Calculating the Total Cost of Ownership (TCO)
Look beyond the initial purchase price to understand the Total Cost of Ownership. Consider factors such as energy consumption, the cost and lifespan of consumable parts like air nozzles and filters, scheduled maintenance requirements, and potential costs for software updates.
A slightly more expensive machine that is energy-efficient, built with durable components, and backed by a good service agreement may have a lower TCO than a cheaper alternative. Conduct a detailed ROI analysis that projects the increased revenue from higher-purity output and reduced operating costs against all anticipated expenses over the machine's lifespan.
Conclusion: Embracing X-ray Sorting for a New Era of High-Purity Recycling
The challenge of purifying plastic recycling streams, particularly from black plastics and rubber contaminants, has been a major obstacle to a truly circular economy. X-ray sorting technology effectively dismantles this obstacle. By moving beyond surface-level analysis to probe the fundamental atomic density of materials, it delivers a level of sorting accuracy that was previously impossible.

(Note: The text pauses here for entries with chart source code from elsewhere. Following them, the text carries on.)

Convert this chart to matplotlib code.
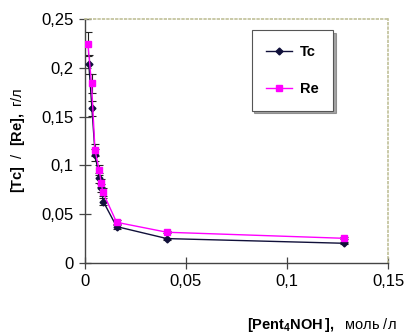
import matplotlib
matplotlib.use('Agg')
import matplotlib.pyplot as plt
from matplotlib.ticker import FuncFormatter, MultipleLocator

plt.rcParams['font.family'] = ['Liberation Sans', 'DejaVu Sans']
plt.rcParams['mathtext.fontset'] = 'custom'
plt.rcParams['mathtext.rm'] = 'Liberation Sans'
plt.rcParams['mathtext.bf'] = 'Liberation Sans:bold'

# concentration of Pent4NOH, mol/l
x_tc = [0.0020, 0.0035, 0.0051, 0.0071, 0.0081, 0.0091, 0.0157, 0.0406, 0.128]
tc = [0.2036, 0.1585, 0.1110, 0.0868, 0.0770, 0.0630, 0.0373, 0.0250, 0.0202]
tc_err = [0.010, 0.008, 0.006, 0.005, 0.004, 0.004, 0.002, 0.001, 0.001]

x_re = [0.0015, 0.0033, 0.0050, 0.0071, 0.0081, 0.0089, 0.0157, 0.0406, 0.128]
re = [0.2245, 0.1840, 0.1160, 0.0950, 0.0820, 0.0725, 0.0417, 0.0315, 0.0253]
re_err = [0.012, 0.010, 0.006, 0.005, 0.004, 0.004, 0.002, 0.001, 0.001]

fig = plt.figure(figsize=(4.06, 3.35), dpi=100)
ax = fig.add_axes([0.209, 0.215, 0.747, 0.728])

ax.errorbar(x_tc, tc, yerr=tc_err, fmt='none', ecolor='#222222', elinewidth=0.8,
            capsize=3, capthick=0.8, zorder=2)
ax.errorbar(x_re, re, yerr=re_err, fmt='none', ecolor='#222222', elinewidth=0.8,
            capsize=3, capthick=0.8, zorder=2)
ax.plot(x_tc, tc, color='#10103a', lw=1.0, marker='D', ms=3.5,
        mfc='#10103a', mec='#10103a', label='Tc', zorder=3)
ax.plot(x_re, re, color='#ff00ff', lw=1.0, marker='s', ms=4.5,
        mfc='#ff00ff', mec='#ff00ff', label='Re', zorder=3)

ax.set_xlim(0, 0.15)
ax.set_ylim(0, 0.25)
ax.xaxis.set_major_locator(MultipleLocator(0.05))
ax.yaxis.set_major_locator(MultipleLocator(0.05))
fmt = FuncFormatter(lambda v, p: ('%g' % round(v, 3)).replace('.', ','))
ax.xaxis.set_major_formatter(fmt)
ax.yaxis.set_major_formatter(fmt)
ax.tick_params(axis='both', direction='inout', length=8, width=0.9,
               color='#444444', labelsize=12, pad=4)

for s in ['top', 'right']:
    ax.spines[s].set_color('#c0c098')
    ax.spines[s].set_linestyle(':')
    ax.spines[s].set_linewidth(1.2)
for s in ['left', 'bottom']:
    ax.spines[s].set_color('#444444')
    ax.spines[s].set_linewidth(1.0)

leg = ax.legend(loc='upper left', bbox_to_anchor=(0.55, 0.955),
                prop={'size': 10.5, 'weight': 'bold'},
                labelspacing=1.6, handlelength=1.8, borderpad=1.0,
                handletextpad=0.5, borderaxespad=0, fancybox=False, shadow=True,
                edgecolor='#555555', framealpha=1)
leg.get_frame().set_linewidth(0.8)

fig.text(0.045, 0.58, r'$\mathbf{[Tc]}$  /  $\mathbf{[Re],}$ г/л',
         rotation=90, ha='center', va='center', fontsize=10.5)
fig.text(0.978, 0.03, r'$\mathbf{[Pent_4NOH\,],}$  моль /л',
         ha='right', va='center', fontsize=10.5)

fig.savefig('out.png', dpi=100)
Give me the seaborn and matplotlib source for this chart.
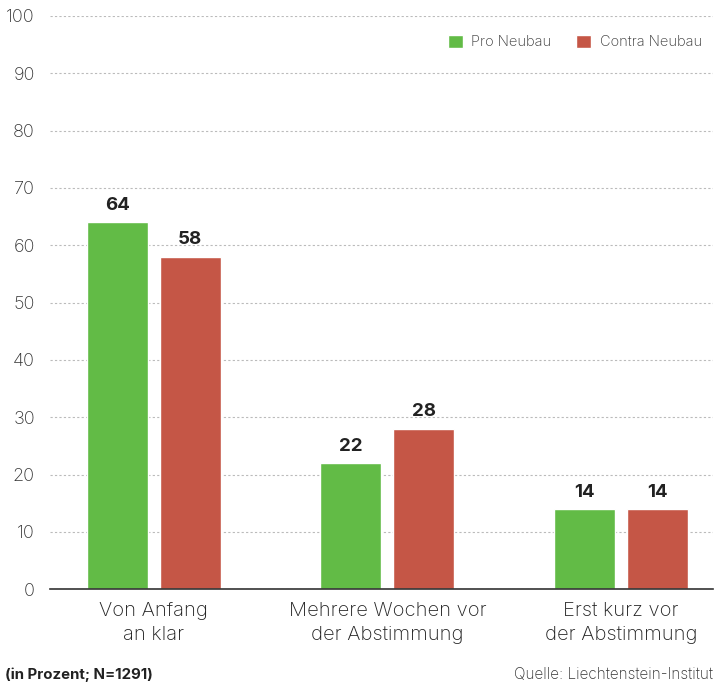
import matplotlib
matplotlib.use("Agg")
import matplotlib.pyplot as plt
import seaborn as sns
import pandas as pd

categories = ["Von Anfang\nan klar", "Mehrere Wochen vor\nder Abstimmung", "Erst kurz vor\nder Abstimmung"]
series = ["Pro Neubau", "Contra Neubau"]
pro_values = [64, 22, 14]
contra_values = [58, 28, 14]
y_ticks = [0, 10, 20, 30, 40, 50, 60, 70, 80, 90, 100]
colors = ["#62BB46", "#C55646"]

df = pd.DataFrame({
    "Kategorie": categories * 2,
    "Gruppe": [series[0]] * 3 + [series[1]] * 3,
    "Wert": pro_values + contra_values,
})

sns.set_style("white")
plt.rcParams["font.family"] = ["Inter", "DejaVu Sans"]

fig = plt.figure(figsize=(7.15, 6.9), dpi=100)
ax = fig.add_axes([0.07, 0.146, 0.927, 0.831])

sns.barplot(data=df, x="Kategorie", y="Wert", hue="Gruppe", palette=colors,
            width=0.624, gap=0.164, saturation=1, ax=ax, legend=True)

for container in ax.containers:
    ax.bar_label(container, fmt="%d", padding=6, fontsize=13.5,
                 fontweight="bold", color="#222222")

ax.set_ylim(0, 100)
ax.set_xlim(-0.444, 2.393)
ax.set_yticks(y_ticks)
ax.yaxis.grid(True, linestyle=(0, (2, 2)), color="#bbbbbb", linewidth=0.8)
ax.set_axisbelow(True)
for side in ["top", "right", "left"]:
    ax.spines[side].set_visible(False)
ax.spines["bottom"].set_color("#333333")
ax.spines["bottom"].set_linewidth(1.2)
ax.tick_params(axis="y", length=0, pad=11, labelsize=13, labelcolor="#333333")
ax.tick_params(axis="x", length=0, pad=9, labelsize=14.5, labelcolor="#222222")
for lbl in ax.get_yticklabels():
    lbl.set_fontweight("light")
for lbl in ax.get_xticklabels():
    lbl.set_fontweight("light")
    lbl.set_linespacing(1.45)
ax.set_xlabel("")
ax.set_ylabel("")

leg = ax.legend(loc="upper right", bbox_to_anchor=(1.003, 0.99), ncol=2, frameon=False,
                handlelength=1.0, handleheight=1.0, handletextpad=0.6,
                columnspacing=1.7, fontsize=10.5)
for t in leg.get_texts():
    t.set_color("#333333")
    t.set_fontweight("light")

fig.text(0.007, 0.012, "(in Prozent; N=1291)", fontsize=10.8, fontweight="bold",
         color="#222222", ha="left", va="bottom")
fig.text(0.997, 0.012, "Quelle: Liechtenstein-Institut", fontsize=11,
         fontweight="light", color="#333333", ha="right", va="bottom")

fig.savefig("out.png", dpi=100)
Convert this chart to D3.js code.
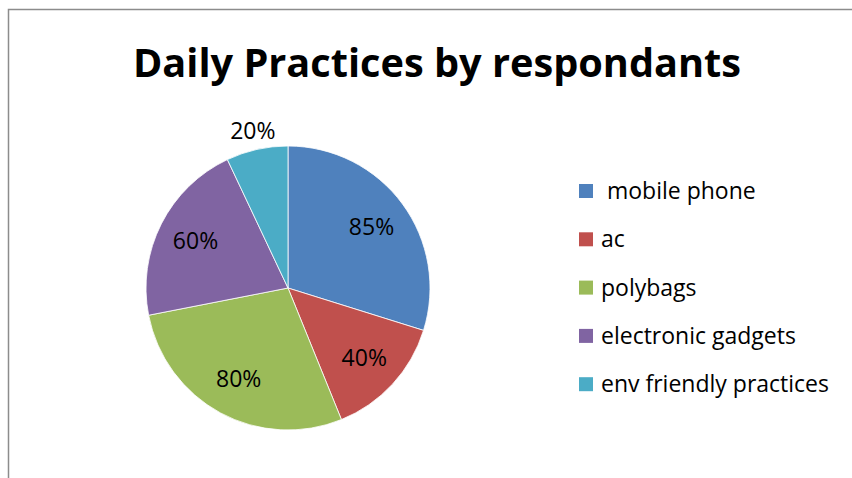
<!DOCTYPE html>
<html lang="en">
<head>
	<meta charset="utf-8">
	<title>Daily Practices by respondants</title>
	<style>
		body { margin: 0; background: #fff; }
		svg { display: block; font-family: "Open Sans", sans-serif; }
		.title { font-weight: bold; font-size: 39.7px; }
		.label, .legend text { font-size: 23px; fill: #000; }
	</style>
</head>
<body>
	<svg></svg>
	<script src="https://d3js.org/d3.v7.min.js"></script>
	<script>
		(function() {
			// data
			var categories = [" mobile phone", "ac", "polybags", "electronic gadgets", "env friendly practices"];
			var values = [85, 40, 80, 60, 20];
			var colors = ["#4F81BD", "#C0504D", "#9BBB59", "#8064A2", "#4BACC6"];

			var width = 852, height = 478;
			var svg = d3.select("svg").attr("width", width).attr("height", height);

			// chart frame (left and top edges visible)
			svg.append("path")
				.attr("d", "M8.5,478V9.5H852")
				.attr("fill", "none")
				.attr("stroke", "#8c8c8c")
				.attr("stroke-width", 1.5);

			svg.append("text")
				.attr("class", "title")
				.attr("x", 437)
				.attr("y", 77)
				.attr("text-anchor", "middle")
				.text("Daily Practices by respondants");

			var cx = 288, cy = 288, r = 142;
			var pie = d3.pie().sort(null).value(function(d) { return d; });
			var arcs = pie(values);
			var arc = d3.arc().innerRadius(0).outerRadius(r);
			var inner = d3.arc().innerRadius(r * 0.73).outerRadius(r * 0.73);
			var outer = d3.arc().innerRadius(r + 19).outerRadius(r + 19);

			var g = svg.append("g").attr("transform", "translate(" + cx + "," + cy + ")");

			g.selectAll("path")
				.data(arcs)
				.enter().append("path")
				.attr("d", arc)
				.attr("fill", function(d, i) { return colors[i]; })
				.attr("stroke", "#fff")
				.attr("stroke-width", 0.8);

			g.selectAll("text")
				.data(arcs)
				.enter().append("text")
				.attr("class", "label")
				.attr("text-anchor", "middle")
				.attr("dy", "0.35em")
				.attr("transform", function(d) {
					// small slice label sits outside the pie
					var a = (d.endAngle - d.startAngle) < 0.5 ? outer : inner;
					return "translate(" + a.centroid(d) + ")";
				})
				.text(function(d) { return d.value + "%"; });

			var legend = svg.append("g").attr("class", "legend")
				.selectAll("g")
				.data(categories)
				.enter().append("g")
				.attr("transform", function(d, i) { return "translate(579," + (191 + i * 48.3) + ")"; });

			legend.append("rect")
				.attr("x", 0)
				.attr("y", -7)
				.attr("width", 14)
				.attr("height", 14)
				.attr("fill", function(d, i) { return colors[i]; });

			legend.append("text")
				.attr("x", 22)
				.attr("dy", "0.35em")
				.attr("xml:space", "preserve")
				.style("white-space", "pre")
				.text(function(d) { return d; });
		})();
	</script>
</body>
</html>
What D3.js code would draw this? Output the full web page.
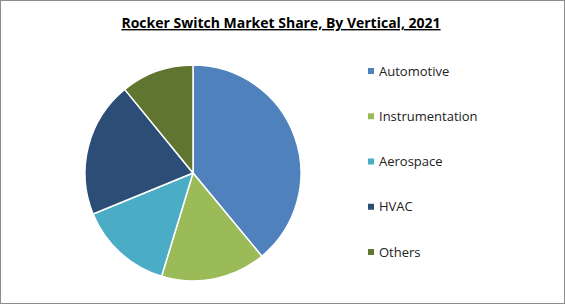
<!DOCTYPE html>
<html>
<head>
<meta charset="utf-8">
<script src="https://cdn.jsdelivr.net/npm/d3@7"></script>
<style>
  body { margin: 0; background: #fff; }
  svg { display: block; }
</style>
</head>
<body>
<div id="chart"></div>
<script>
// Chart data
var categories = ["Automotive", "Instrumentation", "Aerospace", "HVAC", "Others"];
var shares = [39.0, 15.7, 14.1, 20.3, 10.9];
var colors = ["#4f81bd", "#9bbb59", "#4bacc6", "#2c4d75", "#5f7530"];

var width = 565, height = 304;

var svg = d3.select("#chart")
  .append("svg")
    .attr("width", width)
    .attr("height", height);

// outer frame
svg.append("rect")
    .attr("x", 0.5)
    .attr("y", 0.5)
    .attr("width", width - 1)
    .attr("height", height - 1)
    .attr("fill", "#fff")
    .attr("stroke", "#8c8c8c");

// title
svg.append("text")
    .attr("x", 281)
    .attr("y", 28)
    .attr("text-anchor", "middle")
    .attr("font-family", "'Open Sans', sans-serif")
    .attr("font-size", 14)
    .attr("font-weight", "bold")
    .attr("text-decoration", "underline")
    .attr("fill", "#000")
    .text("Rocker Switch Market Share, By Vertical, 2021");

// pie
var pie = d3.pie().sort(null).value(function(d) { return d; });
var arc = d3.arc().innerRadius(0).outerRadius(108);
var color = d3.scaleOrdinal().domain(categories).range(colors);

var g = svg.append("g").attr("transform", "translate(193,173)");

g.selectAll("path")
  .data(pie(shares))
  .enter()
  .append("path")
    .attr("d", arc)
    .attr("fill", function(d, i) { return color(categories[i]); })
    .attr("stroke", "#fff")
    .attr("stroke-width", 1.5)
    .attr("stroke-linejoin", "round");

// legend
var legendY = d3.scalePoint().domain(categories).range([71, 252]);

var legend = svg.selectAll(".legend")
  .data(categories)
  .enter()
  .append("g")
    .attr("class", "legend")
    .attr("transform", function(d) { return "translate(368," + legendY(d) + ")"; });

legend.append("rect")
    .attr("x", 0)
    .attr("y", -3)
    .attr("width", 6)
    .attr("height", 6)
    .attr("fill", function(d) { return color(d); });

legend.append("text")
    .attr("x", 11)
    .attr("y", 0)
    .attr("dy", "0.35em")
    .attr("font-family", "'Open Sans', sans-serif")
    .attr("font-size", 13)
    .attr("fill", "#222")
    .text(function(d) { return d; });
</script>
</body>
</html>
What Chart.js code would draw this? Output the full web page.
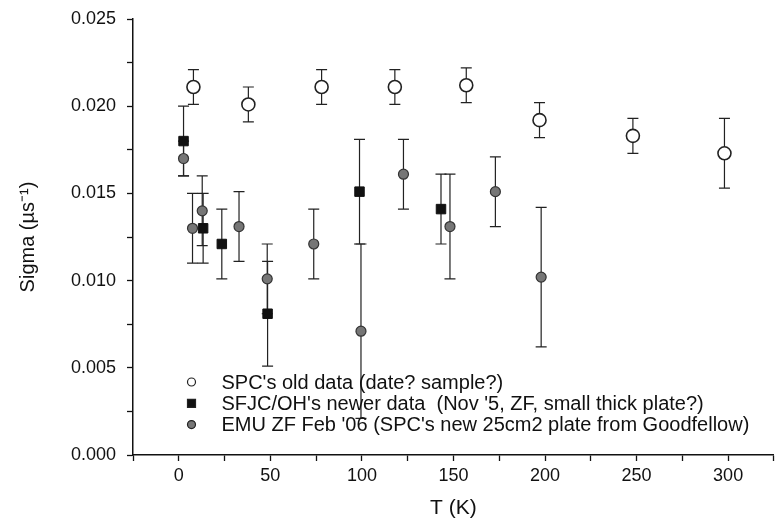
<!DOCTYPE html>
<html>
<head>
<meta charset="utf-8">
<script src="https://cdn.jsdelivr.net/npm/chart.js@4.4.1/dist/chart.umd.min.js"></script>
<style>
  html, body { margin: 0; padding: 0; background: #fff; }
  #wrap { width: 782px; height: 522px; }
</style>
</head>
<body>
<div id="wrap"><canvas id="sigmaChart" width="782" height="522"></canvas></div>
<script>
// SPC's old data
const oldT = [8, 38, 78, 118, 157, 197, 248, 298];
const oldSigma = [0.0211, 0.0201, 0.0211, 0.0211, 0.0212, 0.0192, 0.0183, 0.0173];
const oldErr = [0.001, 0.001, 0.001, 0.001, 0.001, 0.001, 0.001, 0.002];

// SFJC/OH's newer data
const newT = [2.6, 13.3, 23.5, 48.5, 98.7, 143.2];
const newSigma = [0.0180, 0.0130, 0.0121, 0.0081, 0.0151, 0.0141];
const newErr = [0.002, 0.002, 0.002, 0.003, 0.003, 0.002];

// EMU ZF Feb '06
const emuT = [2.6, 7.5, 12.8, 32.9, 48.3, 73.7, 99.5, 122.7, 148.1, 172.9, 197.9];
const emuSigma = [0.0170, 0.0130, 0.0140, 0.0131, 0.0101, 0.0121, 0.0071, 0.0161, 0.0131, 0.0151, 0.0102];
const emuErr = [0.001, 0.002, 0.002, 0.002, 0.002, 0.002, 0.005, 0.002, 0.003, 0.002, 0.004];

const seriesLabels = [
  "SPC's old data (date? sample?)",
  "SFJC/OH's newer data  (Nov '5, ZF, small thick plate?)",
  "EMU ZF Feb '06 (SPC's new 25cm2 plate from Goodfellow)"
];

const xTicks = [0, 50, 100, 150, 200, 250, 300];
const yTicks = [0, 0.005, 0.01, 0.015, 0.02, 0.025];

const toPoints = (xs, ys, es) => xs.map((x, i) => ({ x: x, y: ys[i], err: es[i] }));

const FONT = "'Liberation Sans', Arial, sans-serif";

// vertical error bars with caps, drawn under the markers
const errorBars = {
  id: 'errorBars',
  beforeDatasetsDraw(chart) {
    const ctx = chart.ctx;
    const xs = chart.scales.x, ys = chart.scales.y;
    ctx.save();
    ctx.strokeStyle = '#222';
    ctx.lineWidth = 1.2;
    chart.data.datasets.forEach(ds => {
      ds.data.forEach(p => {
        const px = xs.getPixelForValue(p.x);
        const top = ys.getPixelForValue(p.y + p.err);
        const bot = ys.getPixelForValue(p.y - p.err);
        ctx.beginPath();
        ctx.moveTo(px, top); ctx.lineTo(px, bot);
        ctx.moveTo(px - 5.5, top); ctx.lineTo(px + 5.5, top);
        ctx.moveTo(px - 5.5, bot); ctx.lineTo(px + 5.5, bot);
        ctx.stroke();
      });
    });
    ctx.restore();
  }
};

// legend sits inside the plot, lower left
const insideLegend = {
  id: 'insideLegend',
  afterDraw(chart) {
    const ctx = chart.ctx;
    const area = chart.chartArea;
    const x0 = area.left + 58.5;
    const y0 = area.bottom - 73;
    ctx.save();
    ctx.font = '20px ' + FONT;
    ctx.textBaseline = 'middle';
    chart.data.datasets.forEach((ds, i) => {
      const y = y0 + i * 21.3;
      ctx.lineWidth = 1.2;
      ctx.strokeStyle = '#222';
      ctx.beginPath();
      if (ds.pointStyle === 'rect') {
        ctx.rect(x0 - 4, y - 4, 8, 8);
      } else {
        ctx.arc(x0, y, 4, 0, Math.PI * 2);
      }
      ctx.fillStyle = ds.backgroundColor;
      ctx.fill();
      ctx.stroke();
      ctx.fillStyle = '#111';
      ctx.fillText(ds.label, x0 + 30, y + 1);
    });
    ctx.restore();
  }
};

new Chart(document.getElementById('sigmaChart'), {
  type: 'scatter',
  data: {
    datasets: [
      {
        label: seriesLabels[0],
        data: toPoints(oldT, oldSigma, oldErr),
        pointStyle: 'circle',
        pointRadius: 6.5,
        backgroundColor: '#ffffff',
        borderColor: '#222',
        borderWidth: 1.6
      },
      {
        label: seriesLabels[1],
        data: toPoints(newT, newSigma, newErr),
        pointStyle: 'rect',
        pointRadius: 6.7,
        backgroundColor: '#111111',
        borderColor: '#111',
        borderWidth: 1
      },
      {
        label: seriesLabels[2],
        data: toPoints(emuT, emuSigma, emuErr),
        pointStyle: 'circle',
        pointRadius: 5,
        backgroundColor: '#767676',
        borderColor: '#333',
        borderWidth: 1.2
      }
    ]
  },
  options: {
    responsive: false,
    animation: false,
    layout: { padding: { left: 0, right: 5, top: 19, bottom: 0 } },
    plugins: {
      legend: { display: false },
      tooltip: { enabled: false }
    },
    scales: {
      x: {
        type: 'linear',
        min: -25,
        max: 325,
        afterFit: s => { s.height = 67; },
        afterBuildTicks: s => {
          const t = [];
          for (let v = -25; v <= 325; v += 25) t.push({ value: v });
          s.ticks = t;
        },
        border: { color: '#111', width: 1.5 },
        grid: { drawOnChartArea: false, tickLength: 6, tickColor: '#111', tickWidth: 1.3 },
        ticks: {
          color: '#111',
          font: { family: FONT, size: 18 },
          padding: 4,
          maxRotation: 0,
          autoSkip: false,
          callback: v => xTicks.includes(v) ? String(v) : ''
        },
        title: {
          display: true,
          text: 'T (K)',
          color: '#111',
          font: { family: FONT, size: 21 },
          padding: { top: 0, bottom: 1 }
        }
      },
      y: {
        type: 'linear',
        min: 0,
        max: 0.025,
        afterFit: s => {
          s.width = 133;
          // the wide tick padding should not push the plot top down
          s.paddingTop = 10;
          s.paddingBottom = 10;
        },
        afterBuildTicks: s => {
          const t = [];
          for (let k = 0; k <= 10; k++) t.push({ value: k * 0.0025 });
          s.ticks = t;
        },
        border: { color: '#111', width: 1.5 },
        grid: { drawOnChartArea: false, tickLength: 6, tickColor: '#111', tickWidth: 1.3 },
        ticks: {
          color: '#111',
          font: { family: FONT, size: 18 },
          padding: 11,
          autoSkip: false,
          callback: v => {
            const hit = yTicks.find(t => Math.abs(t - v) < 1e-9);
            return hit !== undefined ? hit.toFixed(3) : '';
          }
        },
        title: {
          display: true,
          text: 'Sigma (\u00b5s\u207b\u00b9)',
          color: '#111',
          font: { family: FONT, size: 20 },
          padding: { top: 16, bottom: 0 }
        }
      }
    }
  },
  plugins: [errorBars, insideLegend]
});
</script>
</body>
</html>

The integration of artificial intelligence makes these systems not just powerful, but also smart and adaptable, ensuring continuous performance improvement. For plastic recyclers, the benefits are clear: substantially higher purity output, access to new material streams, reduced operational costs, and a stronger competitive position. Investing in X-ray sorting is more than a technical upgrade; it is a strategic decision to lead in the sustainable materials economy of the future.